Investments on new HR programs, especially technology-run programs are very costly. Tiffin shared that she managed leadership pushback for her initial proposals by building and presenting a real-life application case.

“I think initially the pushback was, ’how are you going to pay for this?’” she said.

Her first successful investment was for a recruitment and onboarding module. Someone on her team had just resigned, so she turned it into an opportunity to demonstrate how much time and cost-savings would be made with the new program.

“Before diving in and replacing that position I used that opportunity to get my first investment in and to actually get the recruitment onboarding module launched,” she said.

“Once I had that, I didn’t have to sell further on other benefits that are sometimes difficult to demonstrate to a finance team or an MD — [for instance] the cost to hire and the indirect cost of turnover.”
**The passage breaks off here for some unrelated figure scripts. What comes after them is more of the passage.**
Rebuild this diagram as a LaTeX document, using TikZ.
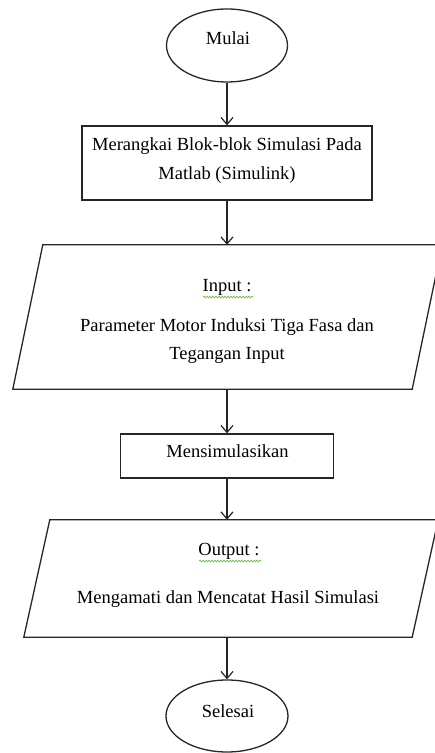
\documentclass[tikz,border=0pt]{standalone}
\usepackage{fontspec}
\setmainfont{Liberation Serif}
\usetikzlibrary{shapes.geometric,arrows.meta,decorations.pathmorphing}
\begin{document}
\begin{tikzpicture}[x=1pt,y=1pt,
  outline/.style={draw=black!85, line width=1.3pt},
  ellbox/.style={outline, ellipse, inner sep=0pt, minimum width=121pt, minimum height=73pt},
  rectbox/.style={outline, rectangle, inner sep=0pt},
  ghost/.style={inner sep=0pt},
  lbl/.style={inner sep=0pt, anchor=base, font=\fontsize{18.5}{22}\selectfont},
  conn/.style={draw=black!85, line width=1.3pt, -{Straight Barb[length=7pt,width=12pt,line width=1.2pt]}},
  squig/.style={draw={rgb,255:red,110;green,190;blue,80}, line width=0.7pt,
    decorate, decoration={snake, amplitude=0.9pt, segment length=3pt}}]
\path[use as bounding box] (0,0) rectangle (435,753);
\clip (0,0) rectangle (435,753);

% Mulai
\node[ellbox] (mulai) at (227,707.5) {};
\node[lbl] (mulait) at (228,708) {Mulai};

% Rect 1
\node[rectbox, minimum width=290pt, minimum height=74pt] (rangkai) at (227,590) {};
\node[lbl] (rangkait1) at (227,602) {Merangkai Blok-blok Simulasi Pada};
\node[lbl] (rangkait2) at (227,573) {Matlab (Simulink)};

% Input parallelogram
\node[ghost, minimum width=399pt, minimum height=144pt] (inp) at (212.5,436) {};
\draw[outline] ([xshift=30pt]inp.north west) -- ([xshift=30pt]inp.north east)
  -- (inp.south east) -- (inp.south west) -- cycle;
\node[lbl] (inpt0) at (227,461) {Input :};
\draw[squig] (203,456) -- (253,456);
\node[lbl] (inpt1) at (227,421) {Parameter Motor Induksi Tiga Fasa dan};
\node[lbl] (inpt2) at (227,393) {Tegangan Input};

% Mensimulasikan
\node[rectbox, minimum width=213pt, minimum height=44pt] (sim) at (227,297) {};
\node[lbl] (simt) at (227.5,295) {Mensimulasikan};

% Output parallelogram
\node[ghost, minimum width=388pt, minimum height=117pt] (outp) at (218,174.5) {};
\draw[outline] ([xshift=26pt]outp.north west) -- ([xshift=26pt]outp.north east)
  -- (outp.south east) -- (outp.south west) -- cycle;
\node[lbl] (outt0) at (229,197) {Output :};
\draw[squig] (199,192) -- (261,192);
\node[lbl] (outt1) at (228,149) {Mengamati dan Mencatat Hasil Simulasi};

% Selesai
\node[ellbox, minimum width=122pt, minimum height=72pt] (selesai) at (227,37) {};
\node[lbl] (selesait) at (228,35) {Selesai};

% connectors
\draw[conn] (mulai.south) -- (rangkai.north);
\draw[conn] (rangkai.south) -- (rangkai.south |- inp.north);
\draw[conn] (sim.north |- inp.south) -- (sim.north);
\draw[conn] (sim.south) -- (sim.south |- outp.north);
\draw[conn] (selesai.north |- outp.south) -- (selesai.north);
\end{tikzpicture}
\end{document}
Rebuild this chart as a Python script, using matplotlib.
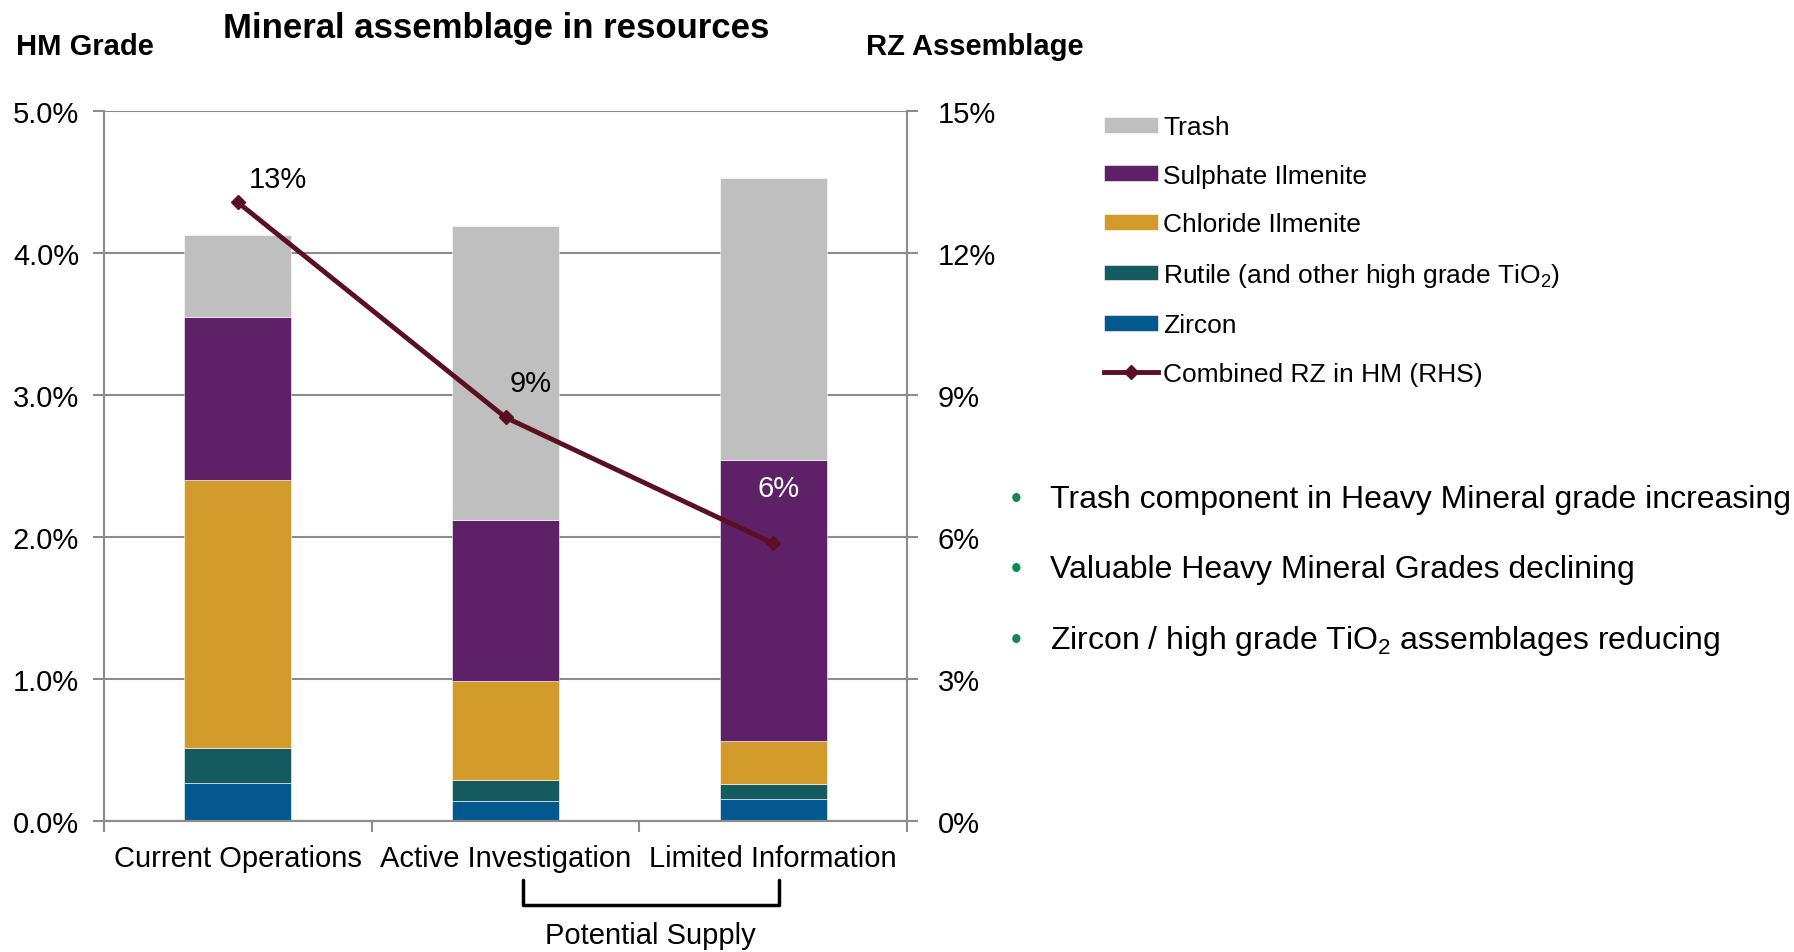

From there, “the results spoke for themselves” and her team was able to gain momentum and show that they were able to fill positions faster, thereby improving their sales and business bottomline.

“The momentum grew and then the next stage of investment was much easier,” she said.

“So we’ve actually done it as a three-phase process. Stage one started with recruitment and onboarding. We delivered the results, and added on the learning platform. Six months later, added on the performance module.

“I’m lucky that I’ve come from an environment where cost decisions or fair decisions had to be justified so I had the case prepared.”